Entries with chart source code:

--

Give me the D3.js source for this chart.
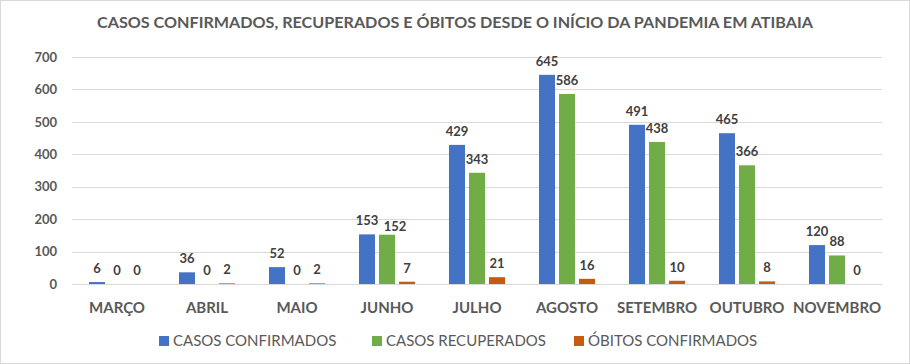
<!DOCTYPE html>
<html>
<head>
<meta charset="utf-8">
<script src="https://cdn.jsdelivr.net/npm/d3@7"></script>
<style>
  body { margin: 0; background: #fff; }
  svg { font-family: Lato, "Open Sans", sans-serif; }
</style>
</head>
<body>
<div id="vis-container"></div>
<script>
// Data
const months = ["MARÇO", "ABRIL", "MAIO", "JUNHO", "JULHO", "AGOSTO", "SETEMBRO", "OUTUBRO", "NOVEMBRO"];
const confirmados = [6, 36, 52, 153, 429, 645, 491, 465, 120];
const recuperados = [0, 0, 0, 152, 343, 586, 438, 366, 88];
const obitos = [0, 2, 2, 7, 21, 16, 10, 8, 0];
const seriesNames = ["CASOS CONFIRMADOS", "CASOS RECUPERADOS", "ÓBITOS CONFIRMADOS"];
const seriesColors = ["#4472C4", "#70AD47", "#C55A11"];
const yTicks = [0, 100, 200, 300, 400, 500, 600, 700];
const title = "CASOS CONFIRMADOS, RECUPERADOS E ÓBITOS DESDE O INÍCIO DA PANDEMIA EM ATIBAIA";

const width = 910;
const height = 364;
const margin = { top: 57, right: 28, bottom: 80, left: 72 };

const svg = d3.select("#vis-container")
  .append("svg")
  .attr("width", width)
  .attr("height", height);

// chart border
svg.append("rect")
  .attr("x", 0.5).attr("y", 0.5)
  .attr("width", width - 1).attr("height", height - 1)
  .attr("fill", "#fff")
  .attr("stroke", "#d9d9d9");

// Title
svg.append("text")
  .attr("x", 455)
  .attr("y", 28)
  .attr("text-anchor", "middle")
  .attr("font-size", "16px")
  .attr("font-weight", "bold")
  .attr("fill", "#595959")
  .attr("textLength", 716)
  .attr("lengthAdjust", "spacingAndGlyphs")
  .text(title);

// Scales
const x0 = d3.scaleBand()
  .domain(months)
  .range([margin.left, width - margin.right])
  .padding(0);

const x1 = d3.scaleBand()
  .domain(d3.range(3))
  .range([0, x0.bandwidth()])
  .paddingInner(0.2)
  .paddingOuter(0.85);

const yScale = d3.scaleLinear()
  .domain([0, 700])
  .range([height - margin.bottom, margin.top]);

// Gridlines
svg.append("g")
  .selectAll("line")
  .data(yTicks)
  .enter()
  .append("line")
  .attr("x1", margin.left)
  .attr("x2", width - margin.right)
  .attr("y1", (d) => Math.round(yScale(d)) + 0.5)
  .attr("y2", (d) => Math.round(yScale(d)) + 0.5)
  .attr("stroke", "#d9d9d9")
  .attr("stroke-width", 1);

// Y axis labels
const yAxis = svg.append("g")
  .attr("transform", `translate(${margin.left - 15},0)`)
  .call(d3.axisLeft(yScale).tickValues(yTicks).tickSize(0).tickPadding(0));
yAxis.select(".domain").remove();
yAxis.selectAll("text")
  .attr("font-family", "Lato, sans-serif")
  .attr("font-size", "13px")
  .attr("font-weight", "bold")
  .attr("fill", "#595959");

// X axis labels
const xAxis = svg.append("g")
  .attr("transform", `translate(0,${height - margin.bottom})`)
  .call(d3.axisBottom(x0).tickSize(0).tickPadding(18));
xAxis.select(".domain").remove();
xAxis.selectAll("text")
  .attr("font-family", "Lato, sans-serif")
  .attr("font-size", "15px")
  .attr("font-weight", "bold")
  .attr("fill", "#595959");

// Bars
const rows = months.map((m, i) => ({ month: m, values: [confirmados[i], recuperados[i], obitos[i]] }));

const groups = svg.append("g")
  .selectAll("g")
  .data(rows)
  .enter()
  .append("g")
  .attr("transform", (d) => `translate(${x0(d.month)},0)`);

groups.selectAll("rect")
  .data((d) => d.values.map((v, s) => ({ s: s, v: v })))
  .enter()
  .append("rect")
  .attr("x", (d) => x1(d.s))
  .attr("y", (d) => yScale(d.v))
  .attr("width", x1.bandwidth())
  .attr("height", (d) => yScale(0) - yScale(d.v))
  .attr("fill", (d) => seriesColors[d.s]);

// Data labels (nudge a label right/down when it would collide with its left neighbour)
groups.selectAll("text")
  .data((d) => d.values.map((v, s) => ({ s: s, v: v, prev: s > 0 ? d.values[s - 1] : null })))
  .enter()
  .append("text")
  .attr("x", (d) => {
    const clash = d.prev !== null && String(d.v).length > 2 && Math.abs(yScale(d.v) - yScale(d.prev)) < 8;
    return x1(d.s) + x1.bandwidth() / 2 + (clash ? 8 : 0);
  })
  .attr("y", (d) => {
    const clash = d.prev !== null && String(d.v).length > 2 && Math.abs(yScale(d.v) - yScale(d.prev)) < 8;
    return yScale(d.v) - 9 + (clash ? 5 : 0);
  })
  .attr("text-anchor", "middle")
  .attr("font-size", "13px")
  .attr("font-weight", "bold")
  .attr("fill", "#404040")
  .text((d) => d.v);

// Legend
const legendX = [159, 372, 574];
const legend = svg.append("g")
  .selectAll("g")
  .data(seriesNames)
  .enter()
  .append("g")
  .attr("transform", (d, i) => `translate(${legendX[i]},336)`);

legend.append("rect")
  .attr("width", 10)
  .attr("height", 10)
  .attr("fill", (d, i) => seriesColors[i]);

legend.append("text")
  .attr("x", 14)
  .attr("y", 10)
  .attr("font-size", "15px")
  .attr("fill", "#595959")
  .text((d) => d);
</script>
</body>
</html>
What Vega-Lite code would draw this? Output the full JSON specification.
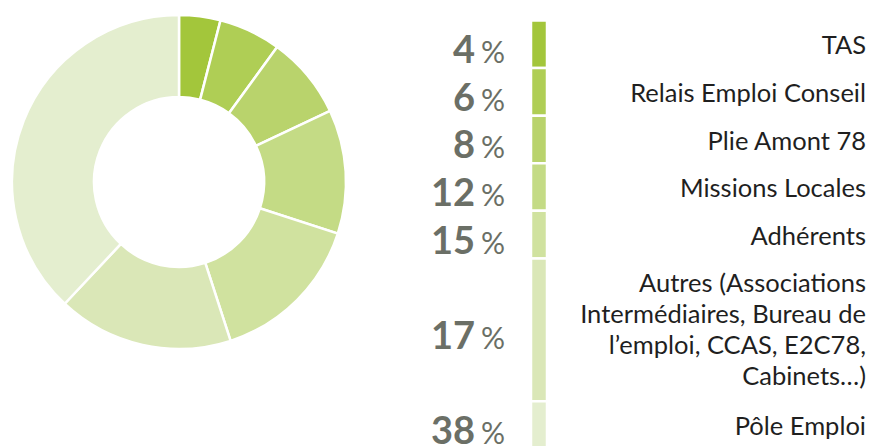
{
  "$schema": "https://vega.github.io/schema/vega-lite/v6.json",
  "padding": 0,
  "autosize": "pad",
  "spacing": 26,
  "background": "white",
  "config": {"view": {"stroke": null}, "font": "Lato"},
  "data": {"values": [
    {"rank": 1, "category": "TAS", "pct": 4},
    {"rank": 2, "category": "Relais Emploi Conseil", "pct": 6},
    {"rank": 3, "category": "Plie Amont 78", "pct": 8},
    {"rank": 4, "category": "Missions Locales", "pct": 12},
    {"rank": 5, "category": "Adhérents", "pct": 15},
    {"rank": 6, "category": "Autres (Associations\nIntermédiaires, Bureau de\nl’emploi, CCAS, E2C78,\nCabinets…)", "pct": 17},
    {"rank": 7, "category": "Pôle Emploi", "pct": 38}
  ]},
  "transform": [
    {"calculate": "test(/\\n/, datum.category) ? 3 : 1", "as": "slots"},
    {"stack": "slots", "groupby": [], "sort": [{"field": "rank"}], "as": ["y0", "y1"]},
    {"calculate": "(datum.y0 + datum.y1) / 2", "as": "ymid"}
  ],
  "hconcat": [
    {
      "width": 358,
      "height": 364,
      "mark": {"type": "arc", "innerRadius": 85, "outerRadius": 167, "stroke": "white", "strokeWidth": 2.5},
      "encoding": {
        "theta": {"field": "pct", "type": "quantitative", "stack": true},
        "order": {"field": "rank", "type": "quantitative"},
        "color": {"field": "category", "type": "nominal", "legend": null,
          "scale": {"domain": ["TAS", "Relais Emploi Conseil", "Plie Amont 78", "Missions Locales", "Adhérents", "Autres (Associations\nIntermédiaires, Bureau de\nl’emploi, CCAS, E2C78,\nCabinets…)", "Pôle Emploi"],
            "range": ["#a3c63b", "#afce55", "#b9d36c", "#c4db85", "#d0e29f", "#dae7b7", "#e4eecf"]}}
      }
    },
    {
      "width": 121,
      "height": 446,
      "layer": [
        {
          "mark": {"type": "text", "x": "width", "align": "right", "baseline": "alphabetic", "dx": -30, "dy": 19, "fontSize": 38, "fontWeight": "bold", "color": "#6b6f66"},
          "encoding": {
            "y": {"field": "ymid", "type": "quantitative", "axis": null, "scale": {"domain": [-0.43, 8.94], "reverse": true, "nice": false, "zero": false}},
            "text": {"field": "pct", "type": "quantitative"}
          }
        },
        {
          "mark": {"type": "text", "x": "width", "align": "right", "baseline": "alphabetic", "dy": 19, "fontSize": 30, "fontWeight": 400, "color": "#6b6f66", "text": "%"},
          "encoding": {
            "y": {"field": "ymid", "type": "quantitative", "axis": null, "scale": {"domain": [-0.43, 8.94], "reverse": true, "nice": false, "zero": false}}
          }
        }
      ]
    },
    {
      "width": 16,
      "height": 446,
      "mark": {"type": "rect", "stroke": "white", "strokeWidth": 2.5, "clip": true},
      "encoding": {
        "y": {"field": "y0", "type": "quantitative", "axis": null, "scale": {"domain": [-0.43, 8.94], "reverse": true, "nice": false, "zero": false}},
        "y2": {"field": "y1"},
        "color": {"field": "category", "type": "nominal", "legend": null,
          "scale": {"domain": ["TAS", "Relais Emploi Conseil", "Plie Amont 78", "Missions Locales", "Adhérents", "Autres (Associations\nIntermédiaires, Bureau de\nl’emploi, CCAS, E2C78,\nCabinets…)", "Pôle Emploi"],
            "range": ["#a3c63b", "#afce55", "#b9d36c", "#c4db85", "#d0e29f", "#dae7b7", "#e4eecf"]}}
      }
    },
    {
      "width": 293,
      "height": 446,
      "mark": {"type": "text", "x": "width", "align": "right", "baseline": "top", "dy": 14, "fontSize": 25.5, "fontWeight": 400, "color": "#1f1f1f", "lineBreak": "\n", "lineHeight": 31},
      "encoding": {
        "y": {"field": "y0", "type": "quantitative", "axis": null, "scale": {"domain": [-0.43, 8.94], "reverse": true, "nice": false, "zero": false}},
        "text": {"field": "category", "type": "nominal"}
      }
    }
  ]
}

--

Stated goal ▸ Restate the data word for word from its first line through the line with "80, left: 72", leaving out any picture along the way.

Answer for the task ▸
Give me the D3.js source for this chart.
<!DOCTYPE html>
<html>
<head>
<meta charset="utf-8">
<script src="https://cdn.jsdelivr.net/npm/d3@7"></script>
<style>
  body { margin: 0; background: #fff; }
  svg { font-family: Lato, "Open Sans", sans-serif; }
</style>
</head>
<body>
<div id="vis-container"></div>
<script>
// Data
const months = ["MARÇO", "ABRIL", "MAIO", "JUNHO", "JULHO", "AGOSTO", "SETEMBRO", "OUTUBRO", "NOVEMBRO"];
const confirmados = [6, 36, 52, 153, 429, 645, 491, 465, 120];
const recuperados = [0, 0, 0, 152, 343, 586, 438, 366, 88];
const obitos = [0, 2, 2, 7, 21, 16, 10, 8, 0];
const seriesNames = ["CASOS CONFIRMADOS", "CASOS RECUPERADOS", "ÓBITOS CONFIRMADOS"];
const seriesColors = ["#4472C4", "#70AD47", "#C55A11"];
const yTicks = [0, 100, 200, 300, 400, 500, 600, 700];
const title = "CASOS CONFIRMADOS, RECUPERADOS E ÓBITOS DESDE O INÍCIO DA PANDEMIA EM ATIBAIA";

const width = 910;
const height = 364;
const margin = { top: 57, right: 28, bottom: 80, left: 72 };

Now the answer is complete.